Watch Out for Ignorant Bank People

Question:  I went to the bank to open my LLC bank account and they need to know what kind of LLC I have.  The bank wanted to know if I have an S LLC, C LLC or partnership LLC.

Answer:   You need to go to another bank that knows how to deal with LLCs.  The State of Arizona only has two types of LLCs, i.e., an LLC and a professional LLC (PLLC).  You have an LLC.

There are no such terms as S LLC, C LLC or partnership LLC.  The person you are talking to is ignorant, which is troubling.  He or she may be asking for the LLC’s tax method under the internal revenue code, which could be:

  • Sole proprietorship
  • C corporation
  • S corporation or
  • Partnership

Those terms refer to the four possible federal income tax methods availabe to LLCs under the Internal Revenue Code.  The terms do not describe a type of LLC.

The bank does not need to know how the LLC is taxed.  The default tax method for your two member LLC is partnership.  The LLC will be taxed as a partnership unless it files a timely IRS form 8832 (election to be taxed as a C corporation) or an IRS form 2553 (election to be taxed as an S corporation).  The subject of the four possible LLC tax methods is discussed in great detail in your Operations Manual in your LLC portfolio.

How an LLC Owned by a NonUS Citizen / NonUS Resident Opens a US Bank Account

Question:  I am not a resident or citizen of the United States.  I want to form a limited liability company in the U.S. to own and operate a business or to own investment real estate.  How do I open a bank account in the name of the LLC?

Answer:  I form a lot of Arizona LLCs for people who are not residents or citizens of the United States, aka nonresident aliens.  Opening a US bank account for the US LLC can be a very big problem.  The US Patriot Act imposes substantial limits and restrictions on the ability of a US bank with respect to creating a US bank account for a people and entities.

The number one new account requirement is that the bank must positively identify the person who seeks to open the bank account.  Positive ID means two things:

  • Sufficient documentation such as a passport to prove the identity of the person who seeks to open the bank account, and
  • The presence of the person who seeks to open the bank account personally in front of the bank employee who is opening the account.

The banks seem to be getting tougher with respect to the personal ID requirement.  This week I met with a nonresident alien client from Australia who opened two LLC bank accounts with Wells Fargo for his two Arizona LLCs two years ago.  He did come to Phoenix to present himself to the bank personnel in order to open the accounts.

The client told me that he came to Phoenix this week because Wells Fargo notified him that it was closing ALL LLC BANK ACCOUNTS IN THE US IF THE LLC IS OWNED BY A NONRESIDENT ALIEN OR ALIENS.  Wells Fargo closed his LLC bank accounts, but did allow him to open a personal bank account while he was present at the bank.

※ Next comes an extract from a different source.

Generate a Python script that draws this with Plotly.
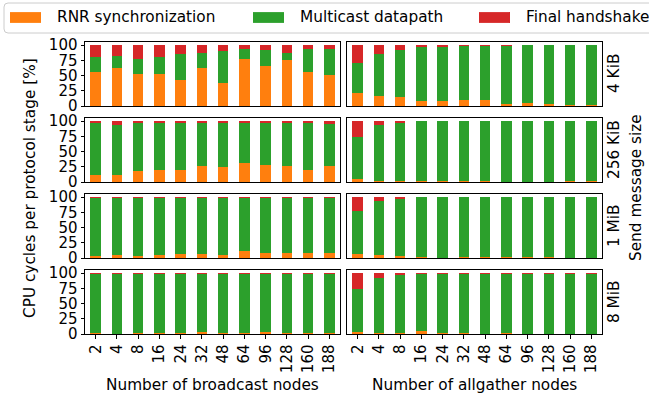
import plotly.graph_objects as go

# ---------------- data ----------------
nodes = ["2", "4", "8", "16", "24", "32", "48", "64", "96", "128", "160", "188"]
sizes = ["4 KiB", "256 KiB", "1 MiB", "8 MiB"]
stages = ["RNR synchronization", "Multicast datapath", "Final handshake"]

# broadcast (left column)
bc_4k_rnr = [55.5, 62, 52, 52, 42, 62, 37.5, 77, 65.5, 75, 55.5, 50.5]
bc_4k_mc = [24.5, 20, 25, 28, 43, 25, 52.5, 16.5, 26.5, 12, 38, 42.5]
bc_4k_fin = [20, 18, 23, 20, 15, 13, 10, 6.5, 8, 13, 6.5, 7]

bc_256k_rnr = [11.5, 11.5, 18, 19, 19, 25.5, 24.5, 32, 27.5, 25.5, 19, 26]
bc_256k_mc = [84.5, 82.5, 78, 77, 77, 70.5, 71.5, 64, 68.5, 70.5, 78, 69.5]
bc_256k_fin = [4, 6, 4, 4, 4, 4, 4, 4, 4, 4, 3, 4.5]

bc_1m_rnr = [2.7, 5, 2.7, 5, 6, 6, 5, 11.5, 8, 8, 8, 8]
bc_1m_mc = [96.5, 94.2, 96.5, 94.2, 93.2, 93.2, 94.2, 87.7, 91.2, 91.2, 91.2, 91.2]
bc_1m_fin = [0.8, 0.8, 0.8, 0.8, 0.8, 0.8, 0.8, 0.8, 0.8, 0.8, 0.8, 0.8]

bc_8m_rnr = [1.5, 0, 1.5, 1.5, 1.5, 3, 1.5, 1.5, 3, 1.5, 1.5, 1.5]
bc_8m_mc = [97.7, 99.2, 97.7, 97.7, 97.7, 96.2, 97.7, 97.7, 96.2, 97.7, 97.7, 97.7]
bc_8m_fin = [0.8, 0.8, 0.8, 0.8, 0.8, 0.8, 0.8, 0.8, 0.8, 0.8, 0.8, 0.8]

# allgather (right column)
ag_4k_rnr = [21, 16, 14, 7.5, 7.5, 9.5, 9.5, 2.5, 4.5, 2.5, 1, 1]
ag_4k_mc = [49.3, 69.2, 77.8, 89.5, 89.8, 88.9, 89, 95.9, 95, 97, 98.5, 98.5]
ag_4k_fin = [29.7, 14.8, 8.2, 3, 2.7, 1.6, 1.5, 1.6, 0.5, 0.5, 0.5, 0.5]

ag_256k_rnr = [5, 1.5, 1.5, 1.5, 1.5, 1.5, 1.5, 0, 0, 0, 1.5, 1.5]
ag_256k_mc = [69.5, 91.5, 95.8, 98, 98, 98, 98, 99.5, 99.5, 99.5, 98, 98]
ag_256k_fin = [25.5, 7, 2.7, 0.5, 0.5, 0.5, 0.5, 0.5, 0.5, 0.5, 0.5, 0.5]

ag_1m_rnr = [6, 4.3, 2.7, 1.5, 0, 1.5, 1.5, 1.5, 1.5, 1.5, 0, 0]
ag_1m_mc = [70.6, 88.7, 94.6, 98, 99.5, 98, 98, 98, 98, 98, 99.5, 99.5]
ag_1m_fin = [23.4, 7, 2.7, 0.5, 0.5, 0.5, 0.5, 0.5, 0.5, 0.5, 0.5, 0.5]

ag_8m_rnr = [2.7, 1, 1.5, 4.3, 1.5, 1, 0, 1, 0.5, 0, 0, 0.5]
ag_8m_mc = [71.3, 91.5, 95.2, 94.7, 97.7, 98.2, 99.2, 98.2, 98.7, 99.2, 99.2, 98.7]
ag_8m_fin = [26, 7.5, 3.3, 1, 0.8, 0.8, 0.8, 0.8, 0.8, 0.8, 0.8, 0.8]

y_ticks = [0, 25, 50, 75, 100]

panels = [
    [(bc_4k_rnr, bc_4k_mc, bc_4k_fin), (ag_4k_rnr, ag_4k_mc, ag_4k_fin)],
    [(bc_256k_rnr, bc_256k_mc, bc_256k_fin), (ag_256k_rnr, ag_256k_mc, ag_256k_fin)],
    [(bc_1m_rnr, bc_1m_mc, bc_1m_fin), (ag_1m_rnr, ag_1m_mc, ag_1m_fin)],
    [(bc_8m_rnr, bc_8m_mc, bc_8m_fin), (ag_8m_rnr, ag_8m_mc, ag_8m_fin)],
]

colors = ["#ff7f0e", "#2ca02c", "#d62728"]

# ---------------- layout geometry (pixels) ----------------
W, H = 649, 401
L, R, T, B = 85, 47, 42, 67
PW, PH = W - L - R, H - T - B


def px(x):
    return (x - L) / PW


def py(y):
    return (H - B - y) / PH


row_px = [(42, 106), (118, 182), (194, 258), (270, 334)]
col_px = [(85, 340), (347, 602)]

FONT = dict(family="DejaVu Sans", size=15.3, color="black")
TFONT = dict(family="DejaVu Sans", size=15, color="black")

fig = go.Figure()
layout = dict(
    width=W, height=H,
    margin=dict(l=L, r=R, t=T, b=B, pad=0),
    paper_bgcolor="white", plot_bgcolor="white",
    barmode="stack", bargap=0.5,
    showlegend=False,
    font=FONT,
)

k = 0
for r in range(4):
    for c in range(2):
        k += 1
        sfx = "" if k == 1 else str(k)
        data = panels[r][c]
        for s in range(3):
            fig.add_trace(go.Bar(
                x=nodes, y=data[s], name=stages[s],
                marker=dict(color=colors[s], line=dict(width=0)),
                xaxis="x" + sfx, yaxis="y" + sfx, showlegend=False,
            ))
        bottom = r == 3
        left = c == 0
        layout["xaxis" + sfx] = dict(
            domain=[px(col_px[c][0]), px(col_px[c][1])],
            anchor="y" + sfx, type="category",
            categoryorder="array", categoryarray=nodes,
            range=[-0.5, 11.5],
            showline=True, mirror=True, linecolor="black", linewidth=1,
            showgrid=False, zeroline=False,
            ticks="outside" if bottom else "", ticklen=3.5, tickwidth=1, tickcolor="black",
            showticklabels=bottom, tickangle=-90, tickfont=TFONT,
        )
        layout["yaxis" + sfx] = dict(
            domain=[py(row_px[r][1]), py(row_px[r][0])],
            anchor="x" + sfx, range=[0, 105],
            tickvals=y_ticks, ticktext=[str(v) for v in y_ticks],
            showline=True, mirror=True, linecolor="black", linewidth=1,
            showgrid=False, zeroline=False,
            ticks="outside" if left else "", ticklen=3.5, tickwidth=1, tickcolor="black",
            showticklabels=left, tickfont=TFONT,
        )

annotations = []
shapes = []

# axis titles
annotations.append(dict(text="CPU cycles per protocol stage [%]", x=px(30), y=py(188),
                        xref="paper", yref="paper", textangle=-90, showarrow=False,
                        xanchor="center", yanchor="middle", font=FONT))
annotations.append(dict(text="Number of broadcast nodes", x=px(212.5), y=py(385),
                        xref="paper", yref="paper", showarrow=False,
                        xanchor="center", yanchor="middle", font=FONT))
annotations.append(dict(text="Number of allgather nodes", x=px(474.5), y=py(385),
                        xref="paper", yref="paper", showarrow=False,
                        xanchor="center", yanchor="middle", font=FONT))
for r in range(4):
    yc = (row_px[r][0] + row_px[r][1]) / 2
    annotations.append(dict(text=sizes[r], x=px(614), y=py(yc), xref="paper", yref="paper",
                            textangle=-90, showarrow=False, xanchor="center",
                            yanchor="middle", font=FONT))
annotations.append(dict(text="Send message size", x=px(636), y=py(188), xref="paper",
                        yref="paper", textangle=-90, showarrow=False, xanchor="center",
                        yanchor="middle", font=FONT))

# legend (box, swatches, labels)
bx0, by0, bx1, by1, rad = 4, 3, 662, 33, 4
path = (f"M {px(bx0 + rad)},{py(by0)} L {px(bx1)},{py(by0)} L {px(bx1)},{py(by1)} "
        f"L {px(bx0 + rad)},{py(by1)} Q {px(bx0)},{py(by1)} {px(bx0)},{py(by1 - rad)} "
        f"L {px(bx0)},{py(by0 + rad)} Q {px(bx0)},{py(by0)} {px(bx0 + rad)},{py(by0)} Z")
shapes.append(dict(type="path", path=path, xref="paper", yref="paper",
                   line=dict(color="#cccccc", width=1), fillcolor="rgba(255,255,255,0.8)"))
leg_sw = [10, 253, 479]
leg_tx = [55, 298, 524]
ymid = 17.5
for s in range(3):
    shapes.append(dict(type="rect", xref="paper", yref="paper",
                       x0=px(leg_sw[s]), x1=px(leg_sw[s] + 31),
                       y0=py(ymid - 5.4), y1=py(ymid + 5.4),
                       line=dict(width=0), fillcolor=colors[s]))
    annotations.append(dict(text=stages[s], x=px(leg_tx[s]), y=py(ymid), xref="paper",
                            yref="paper", showarrow=False, xanchor="left",
                            yanchor="middle", font=FONT))

layout["annotations"] = annotations
layout["shapes"] = shapes
fig.update_layout(**layout)
fig.write_html(
    "out.html",
    config={"displayModeBar": False, "staticPlot": True},
    post_script="document.body.style.margin='0px';document.body.style.padding='0px';"
                "document.body.style.overflow='hidden';",
)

If somebody tells you that they know of a bank that will open an LLC bank account for a nonresident alien without the need for the nonresident alien satisfying the two requirements described above, don’t buy it.  I personally know that MidFirst Bank and Commerica Bank had opened LLC bank accounts without requiring the nonresident alien owner of the LLC to satisfy the two requirements listed above.  When supervisors found out about the accounts, they closed the accounts and fired the bank officer.

One potential solution to the problem is for the LLC to have a member or manager that is a US citizen or legal resident.  That person could open a bank account in the US for the LLC.  However, this solution creates its own set of problems.  The person who opens the bank account is taking a risk that if the LLC is involved with anything that is illegal he or she could be in big trouble, perhaps criminal trouble.